«Le Cinéma de la Qualité» (Cine de la Calidad) fue la denominación insultante, con C y Q mayúsculas, que el joven François Truffaut lanzó, un día de enero de 1954, a la cara de una generación de cineastas que estimaba desfasados. El término, liberado del oprobio inicial, califica hoy un cine nacido en los primeros años cuarenta, en tiempos de la Ocupación, que sobrevivió en los cincuenta, con tintes académicos o literarios para algunos, clásicos para otros, basado en un sustrato novelesco que posteriormente sería cultivado por el propio Truffaut, o por cineastas más jóvenes como Bertrand Tavernier.
Uno de los títulos fundamentales del llamado «Cine de la Calidad» francés sería ‘Una playa tan bonita‘ (1949), dirigida por Yves Allegret. Un drama psicológico, que gracias a su propio ritmo gana finalmente la partida, tanto por cada trazo visual o verbal, que sirve a la progresión dramática, como por la atmósfera. Los diálogos son tan buenos y naturales que parecen improvisados por los actores, identificados con su papel. Las escenas y la iluminación son de una calidad plástica excepcional, todo ello compone este filme donde no deja de llover. La banda sonora es igualmente afortunada, se compone de dos leivmotivs que se añaden tanto a la sinfonía como al drama.

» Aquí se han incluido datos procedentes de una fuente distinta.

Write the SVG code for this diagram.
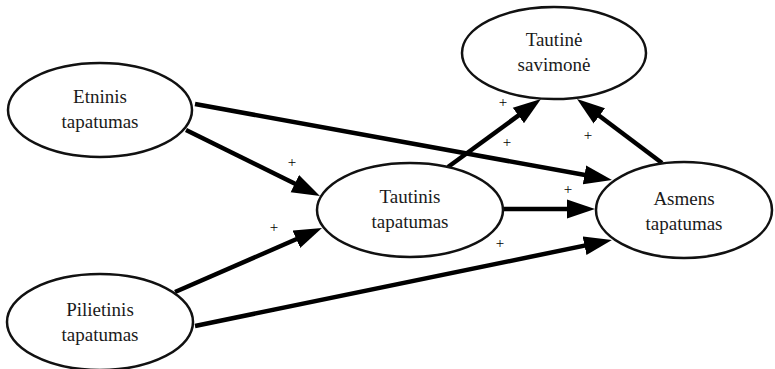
<svg xmlns="http://www.w3.org/2000/svg" width="775" height="369" viewBox="0 0 775 369">
<style>
.node ellipse{fill:#fff;stroke:#111;stroke-width:2.5}
.node text{font-family:"Liberation Serif","Times New Roman",serif;font-size:19px;fill:#1a1a1a;text-anchor:middle}
.edge line{stroke:#000;stroke-width:4.5;marker-end:url(#ah)}
.sign{font-family:"Liberation Serif","Times New Roman",serif;font-size:15px;fill:#000;text-anchor:middle}
</style>
<defs>
<marker id="ah" markerUnits="userSpaceOnUse" markerWidth="29" markerHeight="20" refX="16" refY="9.5" orient="auto" viewBox="0 0 29 19">
<path d="M0,0 L28,9.5 L0,19 Z" fill="#000"/>
</marker>
</defs>
<rect width="775" height="369" fill="#fff"/>
<g id="connectors" class="edge">
<line x1="186" y1="130" x2="309.2" y2="190.7"/>
<line x1="195" y1="104" x2="600.2" y2="177.8"/>
<line x1="448" y1="167" x2="531.3" y2="106.1"/>
<line x1="662" y1="163" x2="586.6" y2="106.2"/>
<line x1="502" y1="209" x2="583" y2="209"/>
<line x1="175" y1="292" x2="311" y2="232.8"/>
<line x1="195" y1="326" x2="600.2" y2="242.4"/>
</g>
<g id="n-etninis" class="node">
<ellipse cx="100" cy="110" rx="92" ry="47"/>
<text x="100" y="103" font-family="Liberation Serif, serif">Etninis</text>
<text x="100" y="128" font-family="Liberation Serif, serif">tapatumas</text>
</g>
<g id="n-tautinis" class="node">
<ellipse cx="410" cy="210" rx="93" ry="47"/>
<text x="410" y="203">Tautinis</text>
<text x="410" y="228">tapatumas</text>
</g>
<g id="n-savimone" class="node">
<ellipse cx="554" cy="53" rx="92" ry="46"/>
<text x="554" y="46">Tautinė</text>
<text x="554" y="71">savimonė</text>
</g>
<g id="n-asmens" class="node">
<ellipse cx="684" cy="210" rx="88" ry="48"/>
<text x="684" y="205">Asmens</text>
<text x="684" y="230">tapatumas</text>
</g>
<g id="n-pilietinis" class="node">
<ellipse cx="100" cy="322" rx="93" ry="48"/>
<text x="100" y="316">Pilietinis</text>
<text x="100" y="341">tapatumas</text>
</g>
<g id="signs">
<text class="sign" x="292" y="167">+</text>
<text class="sign" x="274" y="232">+</text>
<text class="sign" x="503" y="107">+</text>
<text class="sign" x="507" y="147">+</text>
<text class="sign" x="588" y="140">+</text>
<text class="sign" x="568" y="194">+</text>
<text class="sign" x="500" y="248">+</text>
</g>
</svg>
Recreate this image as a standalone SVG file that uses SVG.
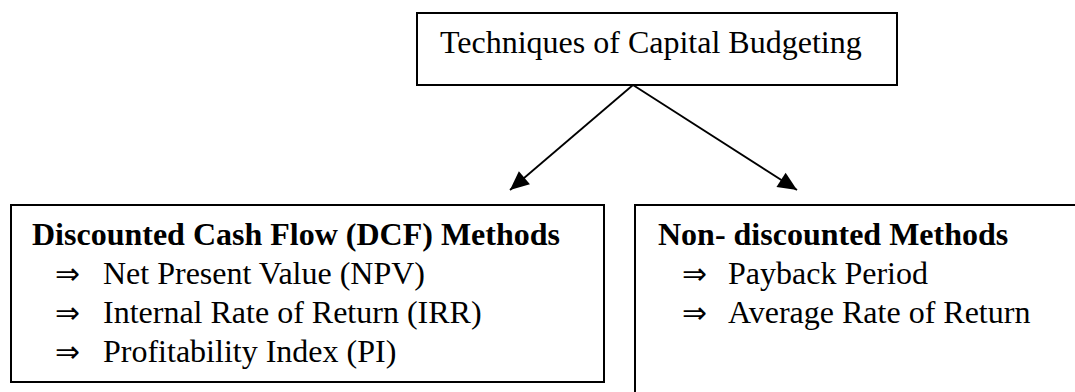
<svg xmlns="http://www.w3.org/2000/svg" width="1075" height="392" viewBox="0 0 1075 392">
<style>
.box{fill:#fff;stroke:#000;stroke-width:2}
.t{font-family:"Liberation Serif","Times New Roman",serif;font-size:32px;fill:#000}
.b{font-weight:bold}
.ar{font-family:"DejaVu Sans","Liberation Serif",sans-serif;font-size:30px;fill:#000}
.c{stroke:#000;stroke-width:1.8;fill:none}
</style>
<defs>
<marker id="ah" viewBox="0 0 10 10" refX="10" refY="5" markerWidth="10" markerHeight="10" markerUnits="userSpaceOnUse" orient="auto" style="overflow:visible">
<path d="M0,0 L10,5 L0,10 Z" fill="#000" transform="scale(1.9 1.7) translate(-4.7 -2.06)"/>
</marker>
</defs>
<rect width="1075" height="392" fill="#fff"/>
<g id="root">
<rect class="box" x="417" y="13" width="480" height="72"/>
<text class="t" x="440" y="53">Techniques of Capital Budgeting</text>
</g>
<g id="dcf">
<rect class="box" x="11" y="205" width="593" height="177"/>
<text class="t b" x="32" y="245">Discounted Cash Flow (DCF) Methods</text>
<text class="ar" x="55" y="284" textLength="25" lengthAdjust="spacingAndGlyphs">⇒</text>
<text class="t" x="103" y="284">Net Present Value (NPV)</text>
<text class="ar" x="55" y="323" textLength="25" lengthAdjust="spacingAndGlyphs">⇒</text>
<text class="t" x="103" y="323">Internal Rate of Return (IRR)</text>
<text class="ar" x="55" y="362" textLength="25" lengthAdjust="spacingAndGlyphs">⇒</text>
<text class="t" x="103" y="362">Profitability Index (PI)</text>
</g>
<g id="nondcf">
<rect class="box" x="635" y="205" width="460" height="200"/>
<text class="t b" x="658" y="245">Non- discounted Methods</text>
<text class="ar" x="682" y="284" textLength="25" lengthAdjust="spacingAndGlyphs">⇒</text>
<text class="t" x="728" y="284">Payback Period</text>
<text class="ar" x="682" y="323" textLength="25" lengthAdjust="spacingAndGlyphs">⇒</text>
<text class="t" x="728" y="323">Average Rate of Return</text>
</g>
<g id="connectors">
<line class="c" x1="633" y1="85" x2="510" y2="190" marker-end="url(#ah)"/>
<line class="c" x1="633" y1="85" x2="797" y2="190" marker-end="url(#ah)"/>
</g>
</svg>
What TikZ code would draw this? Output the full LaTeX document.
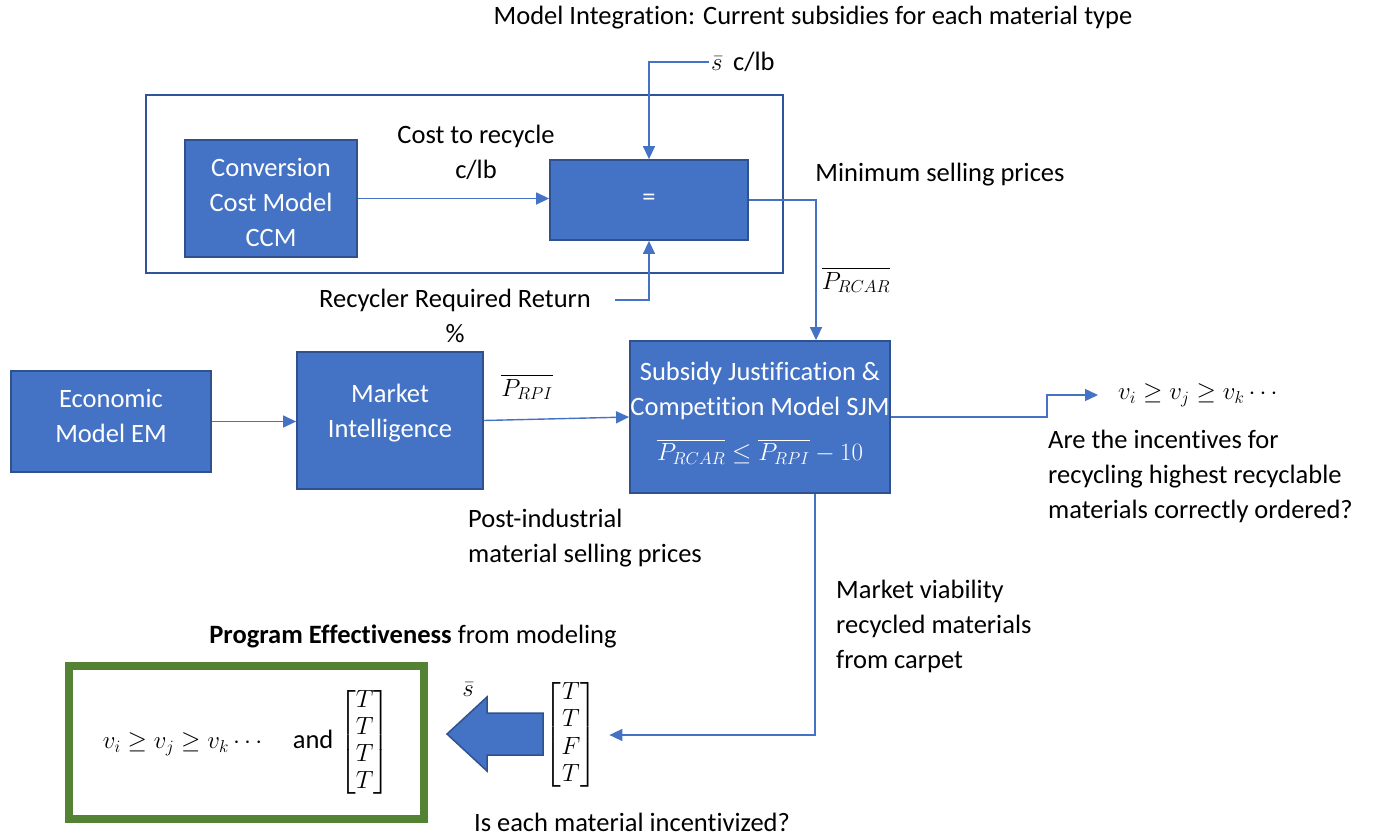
\documentclass[tikz,border=0pt]{standalone}
\usepackage{amsmath}
\usepackage{fontspec}
\setmainfont[Ligatures=NoCommon]{Carlito}
\usetikzlibrary{arrows.meta,calc}
\definecolor{boxblue}{HTML}{4472C4}
\definecolor{edgeblue}{HTML}{2F528F}
\definecolor{frameblue}{HTML}{2F5597}
\definecolor{effgreen}{HTML}{548235}
% a column vector of truth values
\newcommand{\tfcol}[4]{{\renewcommand{\arraystretch}{0.78}$\begin{bmatrix}#1\\#2\\#3\\#4\end{bmatrix}$}}
% centred lines of box text, moved up by #1 from the box centre
\newcommand{\lift}[2]{\raisebox{\dimexpr#1-6.2pt\relax}[0pt][0pt]{\begin{tabular}{@{}c@{}}#2\end{tabular}}}
\tikzset{
  txt/.style={font=\fontsize{26.5pt}{35pt}\selectfont, inner sep=0pt, align=center},
  blk/.style={txt, fill=boxblue, draw=edgeblue, line width=1.8pt, text=white},
  conn/.style={draw=boxblue, line width=1.4pt, -{Triangle[length=13pt,width=12pt]}},
}
\begin{document}
\begin{tikzpicture}[x=1pt, y=-1pt]
\useasboundingbox (0,0) rectangle (1374,838);

% ---- integration block ----
\node[txt] (title) at (813,18) {Model Integration: Current subsidies for each material type};
\node[draw=frameblue, line width=2.5pt, minimum width=637pt, minimum height=178pt, inner sep=0pt] (integ) at (464.5,184) {};
\node[blk, minimum width=172pt, minimum height=117pt] (ccm) at (271,198.5) {\lift{-6pt}{Conversion\\Cost Model\\CCM}};
\node[blk, minimum width=198pt, minimum height=80pt] (eq) at (649,200) {=};
\node[txt] (cost) at (476,152) {Cost to recycle\\c/lb};
\node[txt, anchor=west, inner xsep=2pt] (sbar) at (709,62) {$\bar{s}$\, c/lb};
\node[txt] (rrr) at (455,316) {Recycler Required Return\\\%};
\coordinate (rIn) at (615,300);
\node[txt] (minsp) at (940,175) {Minimum selling prices};
\node[txt] (prcar) at (856,280) {$\overline{P_{RCAR}}$};

% ---- main chain ----
\node[blk, minimum width=200pt, minimum height=101pt] (em) at (111,421.5) {\lift{3.5pt}{Economic\\Model EM}};
\node[blk, minimum width=186pt, minimum height=137pt] (mi) at (390,420.5) {\lift{7pt}{Market\\Intelligence}};
\node[blk, minimum width=260pt, minimum height=152pt] (sjm) at (760,417)
  {\lift{3.5pt}{Subsidy Justification \&\\Competition Model SJM\\[10pt]$\overline{P_{RCAR}} \le \overline{P_{RPI}} - 10$}};
\node[txt] (prpi) at (527,387) {$\overline{P_{RPI}}$};
\node[txt, align=left, anchor=west] (post) at (468,538) {Post-industrial\\material selling prices};
\node[txt, anchor=west, inner xsep=20pt] (vord) at (1098,395) {$v_i \ge v_j \ge v_k \cdots$};
\node[txt, align=left, anchor=west] (ask) at (1048,476) {Are the incentives for\\recycling highest recyclable\\materials correctly ordered?};
\node[txt, align=left, anchor=west] (viab) at (836,626) {Market viability\\recycled materials\\from carpet};

% ---- program effectiveness ----
\node[txt] (tfm) at (571,735) {\tfcol{T}{T}{F}{T}};
\node[txt] (isinc) at (632,822) {Is each material incentivized?};
\node[txt] (pehead) at (413,636) {\textbf{Program Effectiveness} from modeling};
\node[txt, draw=effgreen, line width=8pt, minimum width=355pt, minimum height=153pt] (pe) at (246.5,742.5)
  {$v_i \ge v_j \ge v_k \cdots$\quad and \tfcol{T}{T}{T}{T}};
\node[txt] (sbar2) at (468,690) {$\bar{s}$};
\filldraw[fill=boxblue, draw=edgeblue, line width=1.5pt]
  (543,713) -- (487,713) -- (487,697) -- (447,734) -- (487,771) -- (487,755) -- (543,755) -- cycle;

% ---- connectors ----
\draw[conn] (ccm.east) -- (ccm.east -| eq.west);
\draw[conn] (sbar.west) -| (eq.north);
\draw[conn] (rIn) -| (eq.south);
\draw[conn] (eq.east) -| ([xshift=56pt]sjm.north);
\draw[conn] (em.east) -- (em.east -| mi.west);
\draw[conn] (mi.east) -- (sjm.west);
\draw[conn] (sjm.east) -- ++(156,0) |- (vord.west);
\draw[conn] ([xshift=55pt]sjm.south) |- ([xshift=12pt]tfm.east);
\end{tikzpicture}
\end{document}
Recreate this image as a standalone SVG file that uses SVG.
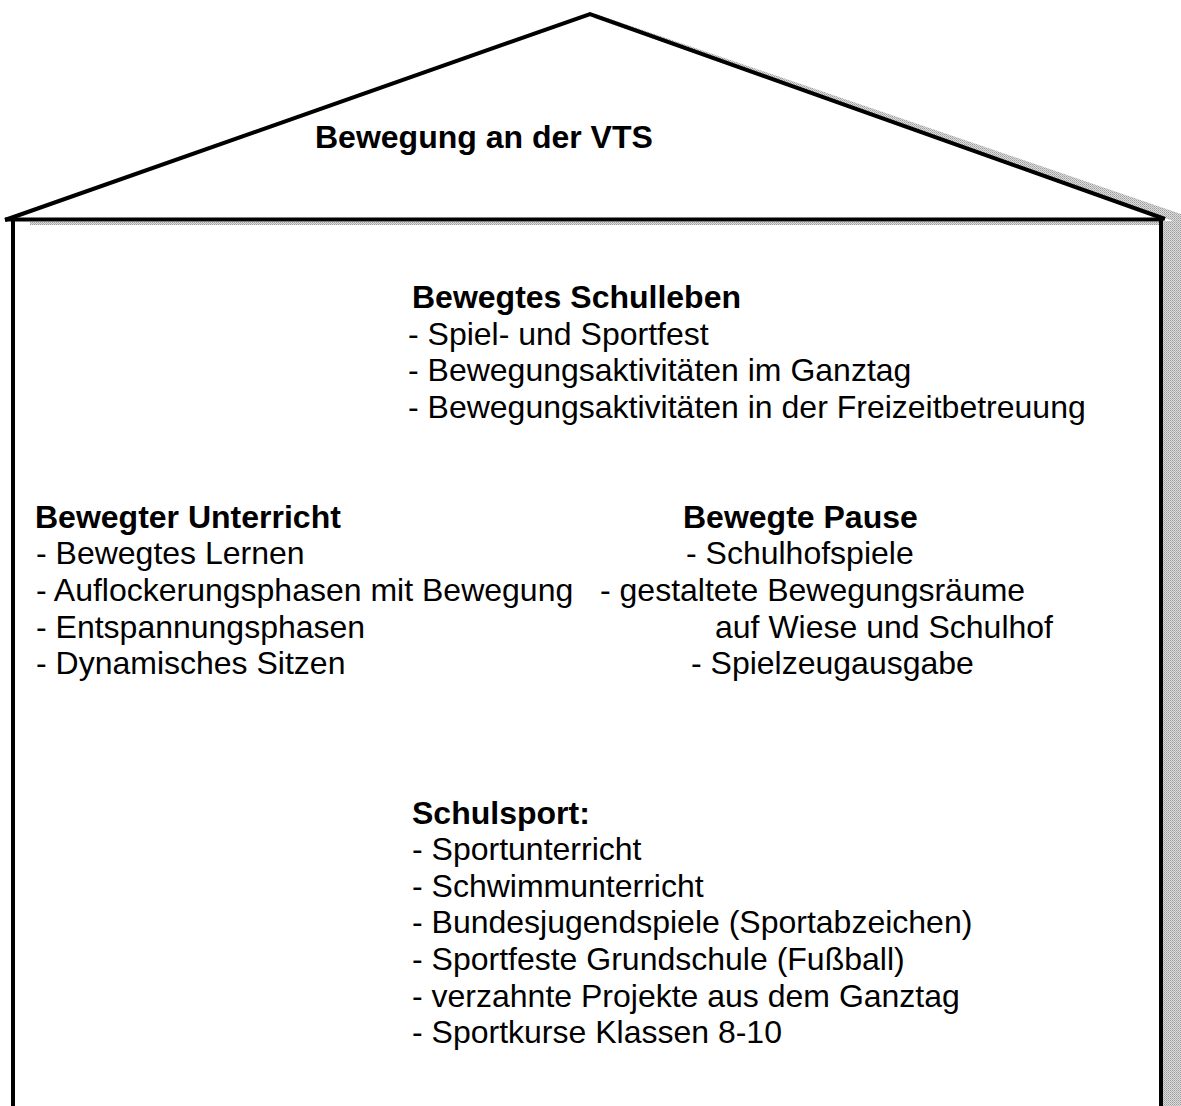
<svg xmlns="http://www.w3.org/2000/svg" width="1181" height="1106" viewBox="0 0 1181 1106">
  <style>
    text { font-family: "Liberation Sans", Arial, sans-serif; font-size: 32px; fill: #000; }
    .b { font-weight: bold; }
    .line { stroke: #000; stroke-width: 4; fill: none; stroke-linecap: butt; }
  </style>
  <defs>
    <pattern id="dither" width="2" height="2" patternUnits="userSpaceOnUse">
      <rect width="2" height="2" fill="#dcdcdc"/>
      <rect width="1" height="1" fill="#9c9c9c"/>
      <rect x="1" y="1" width="1" height="1" fill="#b4b4b4"/>
    </pattern>
  </defs>
  <rect width="1181" height="1106" fill="#fff"/>

  <g id="house">
    <!-- shadows -->
    <rect x="1163" y="221" width="18" height="885" fill="url(#dither)"/>
    <rect x="30" y="222" width="1133" height="3" fill="url(#dither)"/>
    <polygon points="596,14 1181,214 1181,222 1176,222 594,18" fill="url(#dither)"/>
    <!-- roof -->
    <polyline class="line" points="5,220 590,14 1165,219"/>
    <!-- walls -->
    <line class="line" x1="5" y1="219.5" x2="1163" y2="219.5"/>
    <line class="line" x1="13" y1="218" x2="13" y2="1106"/>
    <line class="line" x1="1161" y1="218" x2="1161" y2="1106"/>
  </g>

  <g id="title">
    <text class="b" x="315" y="148">Bewegung an der VTS</text>
  </g>

  <g id="schulleben">
    <text class="b" x="412" y="308">Bewegtes Schulleben</text>
    <text x="408" y="344.5">- Spiel- und Sportfest</text>
    <text x="408" y="381">- Bewegungsaktivitäten im Ganztag</text>
    <text x="408" y="417.5">- Bewegungsaktivitäten in der Freizeitbetreuung</text>
  </g>

  <g id="unterricht">
    <text class="b" x="35" y="527.5">Bewegter Unterricht</text>
    <text x="36" y="564">- Bewegtes Lernen</text>
    <text x="36" y="600.8">- Auflockerungsphasen mit Bewegung</text>
    <text x="36" y="637.5">- Entspannungsphasen</text>
    <text x="36" y="674">- Dynamisches Sitzen</text>
  </g>

  <g id="pause">
    <text class="b" x="683" y="527.5">Bewegte Pause</text>
    <text x="686" y="564">- Schulhofspiele</text>
    <text x="600" y="600.8">- gestaltete Bewegungsräume</text>
    <text x="715" y="637.5">auf Wiese und Schulhof</text>
    <text x="691" y="674">- Spielzeugausgabe</text>
  </g>

  <g id="schulsport">
    <text class="b" x="412" y="823.5">Schulsport:</text>
    <text x="412" y="860">- Sportunterricht</text>
    <text x="412" y="896.7">- Schwimmunterricht</text>
    <text x="412" y="933.4">- Bundesjugendspiele (Sportabzeichen)</text>
    <text x="412" y="970">- Sportfeste Grundschule (Fußball)</text>
    <text x="412" y="1006.7">- verzahnte Projekte aus dem Ganztag</text>
    <text x="412" y="1043.4">- Sportkurse Klassen 8-10</text>
  </g>

  <g id="connectors"/>
</svg>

Nos vamos ahora al año 1952 con ‘Juegos prohibidos‘ de René Clément. Una joya del cine francés que más allá del mundo de la infancia tiene valor por la luz brutal que lanza sobre el mundo de los adultos. No hay que engañarse, las imágenes del éxodo de 1940, con los campesinos en lucha con los acontecimientos que no entienden, no son más que sabios contrapuntos de la historia infantil, pero clave de la propia historia. La construcción dramática de la película, explicando y justificando el juego de la muerte por el comportamiento de los adultos ante la vida es de una demostración rigurosa. Los diálogos, junto con una dirección de actores como se ven pocas, no deben hacer olvidar lo mejor: el estilo.
Otro de los filmes de obligado visionado del «Cine de la Calidad» francés es ‘Travesía de París‘ (1956), dirigido por Claude Autant-Lara. La película se desarrolla con imágenes de actualidad mostrando al ejército alemán desfilando en París en junio de 1940. Cuando la película pasó ese año por el Festival de Venecia, donde se acostumbra a aplaudir durante la película el nombre del realizador, intérpretes, etc., se vivió un extraño espectáculo: dos mil personas de todas las nacionalidades y en traje de gala aplaudían a los ejércitos nazis victoriosos. Este alarde cruel demuestra bien el tono de la obra, más dura en la pantalla que impresa y tan amarga que es capaz de hacernos reír sin cesar. Nada ni nadie se salva. Todos los conceptos humanos, políticos, sociales están fuertemente cuestionados, todo el mundo es malo, o cobarde, o bestia, e incluso las tres cosas a la vez.
Un año después, en 1957, Julien Duvivier dirigía ‘El puchero hierve‘. La adaptación atenúa un poco la negrura de la realidad naturalista y la crudeza de ciertas situaciones, permaneciendo fiel a Zola. Pero las maquinaciones de Madame Josserand para casar sus hijas, sin dote, adúlteras y débiles, y la ascensión social de Rastignac están ahí y el temperamento de Duvivier se concilia con la visión del novelista. Con el apoyo de brillantes diálogos de Henri Jeanson ha pintado un frenético cuadro de costumbres. Las aventuras amorosas de Octave molestan a la hipocresía burguesa y las criadas explotadas se vengan contando los secretos de sus señores por las ventanas de las cocinas. Esta película caústica y feroz, llevada a veces como un vodevil, fue el último éxito de este genial cineasta francés.
Ya fuera del periodo del «Cine de Calidad», pero con claras influencias, encontramos ‘La viuda Couderc‘ (1971), dirigida por Pierre Granier-Deferre. Un neonoir que adapta la novela homónima de Georges Simenon. Es necesario reconocer que su director es el primero en atacar sin secretos ni precauciones excesivas un tema que los cineastas de su generación nunca han tratado con franqueza: las relaciones amorosas que unen la mujer madura y el hombre joven, que aquí no están dirigidas por la misoginia decorativa, ni por el romanticismo deslumbrante familiares al cine americano como tampoco se prohiben las alusiones precisas a la sensualidad. Todo está contado con equilibrio y medida pero sin suavizar nada.